# DATA EXTRACT

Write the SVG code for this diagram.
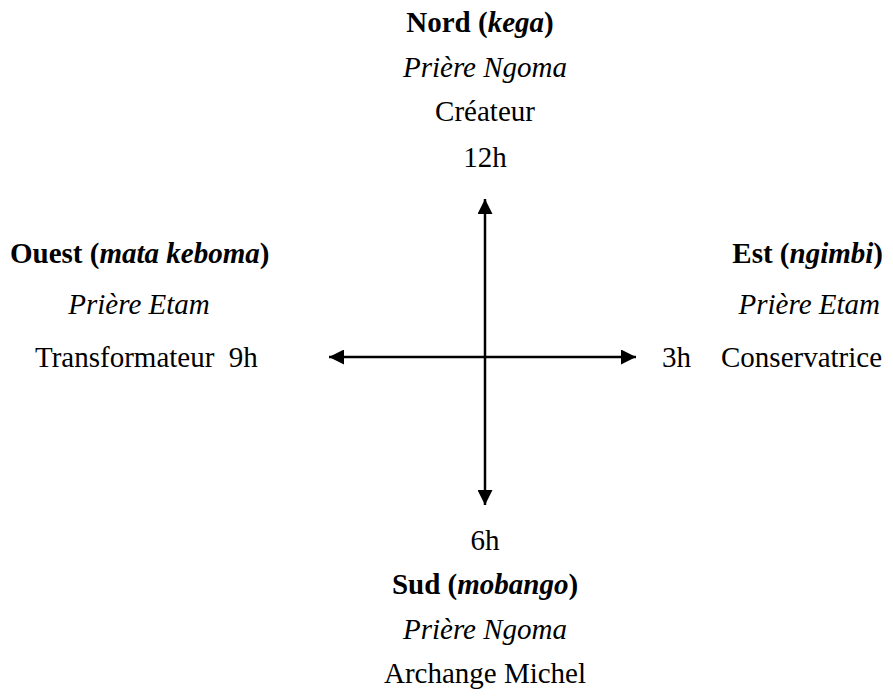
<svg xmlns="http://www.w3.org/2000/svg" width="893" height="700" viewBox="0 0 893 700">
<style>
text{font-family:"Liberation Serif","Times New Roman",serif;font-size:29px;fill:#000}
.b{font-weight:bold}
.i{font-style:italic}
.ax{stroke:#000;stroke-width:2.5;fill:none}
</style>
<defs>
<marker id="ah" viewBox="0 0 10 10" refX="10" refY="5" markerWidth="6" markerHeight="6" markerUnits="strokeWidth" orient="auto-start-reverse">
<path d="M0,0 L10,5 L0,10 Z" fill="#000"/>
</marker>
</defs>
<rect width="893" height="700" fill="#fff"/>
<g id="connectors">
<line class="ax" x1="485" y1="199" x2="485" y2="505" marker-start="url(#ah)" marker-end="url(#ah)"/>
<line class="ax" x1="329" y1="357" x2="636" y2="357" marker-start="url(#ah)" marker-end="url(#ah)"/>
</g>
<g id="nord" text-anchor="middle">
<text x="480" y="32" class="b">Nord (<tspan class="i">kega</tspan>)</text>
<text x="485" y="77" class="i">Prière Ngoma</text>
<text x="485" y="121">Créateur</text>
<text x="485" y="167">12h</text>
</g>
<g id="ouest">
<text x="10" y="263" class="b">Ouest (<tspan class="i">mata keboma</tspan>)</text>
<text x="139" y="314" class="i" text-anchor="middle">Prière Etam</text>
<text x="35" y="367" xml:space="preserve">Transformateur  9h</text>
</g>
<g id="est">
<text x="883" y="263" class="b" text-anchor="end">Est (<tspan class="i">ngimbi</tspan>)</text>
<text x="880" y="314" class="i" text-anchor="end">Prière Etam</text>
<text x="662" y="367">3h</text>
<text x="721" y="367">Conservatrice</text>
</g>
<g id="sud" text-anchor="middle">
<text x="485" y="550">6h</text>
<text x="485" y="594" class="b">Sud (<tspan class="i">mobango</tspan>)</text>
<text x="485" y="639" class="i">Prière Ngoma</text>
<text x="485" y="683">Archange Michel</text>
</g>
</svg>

# SET PROBLEM
Would you set down the listing exactly, omitting pictures?

# RESULT OF THIS TASK
Write the SVG code for this diagram.
<svg xmlns="http://www.w3.org/2000/svg" width="893" height="700" viewBox="0 0 893 700">
<style>
text{font-family:"Liberation Serif","Times New Roman",serif;font-size:29px;fill:#000}
.b{font-weight:bold}
.i{font-style:italic}
.ax{stroke:#000;stroke-width:2.5;fill:none}
</style>
<defs>
<marker id="ah" viewBox="0 0 10 10" refX="10" refY="5" markerWidth="6" markerHeight="6" markerUnits="strokeWidth" orient="auto-start-reverse">
<path d="M0,0 L10,5 L0,10 Z" fill="#000"/>
</marker>
</defs>
<rect width="893" height="700" fill="#fff"/>
<g id="connectors">
<line class="ax" x1="485" y1="199" x2="485" y2="505" marker-start="url(#ah)" marker-end="url(#ah)"/>
<line class="ax" x1="329" y1="357" x2="636" y2="357" marker-start="url(#ah)" marker-end="url(#ah)"/>
</g>
<g id="nord" text-anchor="middle">
<text x="480" y="32" class="b">Nord (<tspan class="i">kega</tspan>)</text>
<text x="485" y="77" class="i">Prière Ngoma</text>
<text x="485" y="121">Créateur</text>
<text x="485" y="167">12h</text>
</g>
<g id="ouest">
<text x="10" y="263" class="b">Ouest (<tspan class="i">mata keboma</tspan>)</text>
<text x="139" y="314" class="i" text-anchor="middle">Prière Etam</text>
<text x="35" y="367" xml:space="preserve">Transformateur  9h</text>
</g>
<g id="est">
<text x="883" y="263" class="b" text-anchor="end">Est (<tspan class="i">ngimbi</tspan>)</text>
<text x="880" y="314" class="i" text-anchor="end">Prière Etam</text>
<text x="662" y="367">3h</text>
<text x="721" y="367">Conservatrice</text>
</g>
<g id="sud" text-anchor="middle">
<text x="485" y="550">6h</text>
<text x="485" y="594" class="b">Sud (<tspan class="i">mobango</tspan>)</text>
<text x="485" y="639" class="i">Prière Ngoma</text>
<text x="485" y="683">Archange Michel</text>
</g>
</svg>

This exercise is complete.